◆ **Requirement**
Write the data out again exactly, dropping any images it holds.
*** Given data
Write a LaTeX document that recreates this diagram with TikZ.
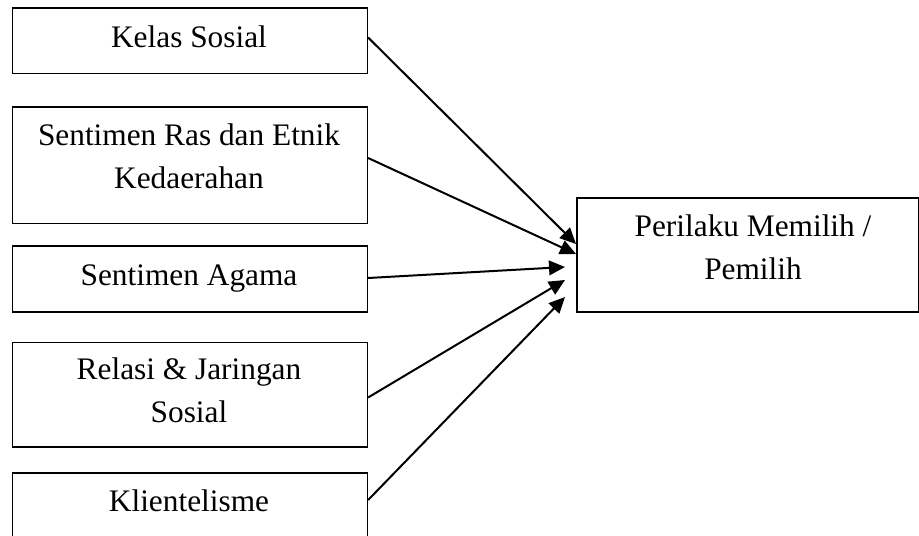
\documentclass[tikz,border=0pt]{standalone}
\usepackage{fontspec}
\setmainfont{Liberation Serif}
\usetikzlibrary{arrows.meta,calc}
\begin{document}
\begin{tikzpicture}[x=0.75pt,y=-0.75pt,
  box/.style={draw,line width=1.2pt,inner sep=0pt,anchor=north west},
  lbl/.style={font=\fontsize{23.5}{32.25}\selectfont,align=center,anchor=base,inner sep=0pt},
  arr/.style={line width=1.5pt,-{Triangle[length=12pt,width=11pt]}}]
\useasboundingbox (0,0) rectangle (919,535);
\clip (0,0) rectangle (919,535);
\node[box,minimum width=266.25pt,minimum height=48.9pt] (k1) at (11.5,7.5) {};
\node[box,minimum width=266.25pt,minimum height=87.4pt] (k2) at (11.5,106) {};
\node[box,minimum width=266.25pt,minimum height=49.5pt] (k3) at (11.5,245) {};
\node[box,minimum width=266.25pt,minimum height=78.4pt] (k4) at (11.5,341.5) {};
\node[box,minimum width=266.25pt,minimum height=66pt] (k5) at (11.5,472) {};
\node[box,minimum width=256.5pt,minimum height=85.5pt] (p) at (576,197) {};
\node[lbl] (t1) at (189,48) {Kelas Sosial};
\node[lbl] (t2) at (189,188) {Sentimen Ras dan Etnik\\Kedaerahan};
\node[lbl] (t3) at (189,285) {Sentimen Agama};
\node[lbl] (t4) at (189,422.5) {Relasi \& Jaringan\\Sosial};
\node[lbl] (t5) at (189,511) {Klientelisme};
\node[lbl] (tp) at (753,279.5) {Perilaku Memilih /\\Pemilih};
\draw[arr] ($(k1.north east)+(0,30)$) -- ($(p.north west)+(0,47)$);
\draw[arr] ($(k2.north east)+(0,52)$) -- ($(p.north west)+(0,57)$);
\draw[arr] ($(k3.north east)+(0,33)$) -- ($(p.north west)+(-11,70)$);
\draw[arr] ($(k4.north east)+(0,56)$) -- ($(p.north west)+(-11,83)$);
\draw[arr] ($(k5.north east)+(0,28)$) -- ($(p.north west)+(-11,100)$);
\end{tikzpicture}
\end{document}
******
◆ **Response**
Write a LaTeX document that recreates this diagram with TikZ.
\documentclass[tikz,border=0pt]{standalone}
\usepackage{fontspec}
\setmainfont{Liberation Serif}
\usetikzlibrary{arrows.meta,calc}
\begin{document}
\begin{tikzpicture}[x=0.75pt,y=-0.75pt,
  box/.style={draw,line width=1.2pt,inner sep=0pt,anchor=north west},
  lbl/.style={font=\fontsize{23.5}{32.25}\selectfont,align=center,anchor=base,inner sep=0pt},
  arr/.style={line width=1.5pt,-{Triangle[length=12pt,width=11pt]}}]
\useasboundingbox (0,0) rectangle (919,535);
\clip (0,0) rectangle (919,535);
\node[box,minimum width=266.25pt,minimum height=48.9pt] (k1) at (11.5,7.5) {};
\node[box,minimum width=266.25pt,minimum height=87.4pt] (k2) at (11.5,106) {};
\node[box,minimum width=266.25pt,minimum height=49.5pt] (k3) at (11.5,245) {};
\node[box,minimum width=266.25pt,minimum height=78.4pt] (k4) at (11.5,341.5) {};
\node[box,minimum width=266.25pt,minimum height=66pt] (k5) at (11.5,472) {};
\node[box,minimum width=256.5pt,minimum height=85.5pt] (p) at (576,197) {};
\node[lbl] (t1) at (189,48) {Kelas Sosial};
\node[lbl] (t2) at (189,188) {Sentimen Ras dan Etnik\\Kedaerahan};
\node[lbl] (t3) at (189,285) {Sentimen Agama};
\node[lbl] (t4) at (189,422.5) {Relasi \& Jaringan\\Sosial};
\node[lbl] (t5) at (189,511) {Klientelisme};
\node[lbl] (tp) at (753,279.5) {Perilaku Memilih /\\Pemilih};
\draw[arr] ($(k1.north east)+(0,30)$) -- ($(p.north west)+(0,47)$);
\draw[arr] ($(k2.north east)+(0,52)$) -- ($(p.north west)+(0,57)$);
\draw[arr] ($(k3.north east)+(0,33)$) -- ($(p.north west)+(-11,70)$);
\draw[arr] ($(k4.north east)+(0,56)$) -- ($(p.north west)+(-11,83)$);
\draw[arr] ($(k5.north east)+(0,28)$) -- ($(p.north west)+(-11,100)$);
\end{tikzpicture}
\end{document}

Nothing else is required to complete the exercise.